Ingredients:
1 cup (240 ml) heavy cream
1 cup (240 ml) milk
3 egg yolks
1/3 cup (70 g) sugar
2 tbsp cornstarch
1 tsp vanilla extract
1/2 cup (120 g) mascarpone cheese (or cream cheese as an alternative)
1 cup strong coffee, cooled
1 tbsp cocoa powder, for dusting
8–10 ladyfinger biscuits (savoiardi)
🍮 Instructions:
- Prepare the Cream Base:
In a saucepan, whisk together milk, cream, egg yolks, sugar, and cornstarch until smooth.
Cook over medium heat, stirring constantly, until the mixture thickens into a pudding-like texture. - Add Flavor:
Remove from heat and stir in vanilla extract and mascarpone cheese until creamy and smooth.
Let the mixture cool slightly. - Assemble the Cups:
Dip each ladyfinger briefly into the cooled coffee (do not soak).
Arrange a layer of soaked biscuits at the bottom of each serving cup or bowl.
Pour a layer of the prepared pudding over the biscuits.

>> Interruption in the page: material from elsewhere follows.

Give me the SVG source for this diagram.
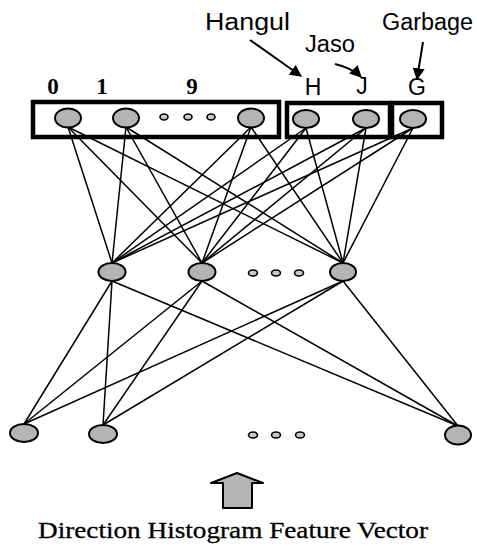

Repeat layers if desired, finishing with the pudding on top.
- Chill:
Cover and refrigerate for at least 4 hours or overnight to let the flavors meld and the pudding set. - Finish and Serve:
Before serving, dust generously with cocoa powder using a fine sieve.
Optionally, top with a dollop of whipped cream.
☕ Tips:
For extra richness, add a splash of coffee liqueur (like Kahlúa or Amaretto) to the coffee soak.
Use espresso for a stronger flavor.
Serve chilled — it tastes best after resting overnight.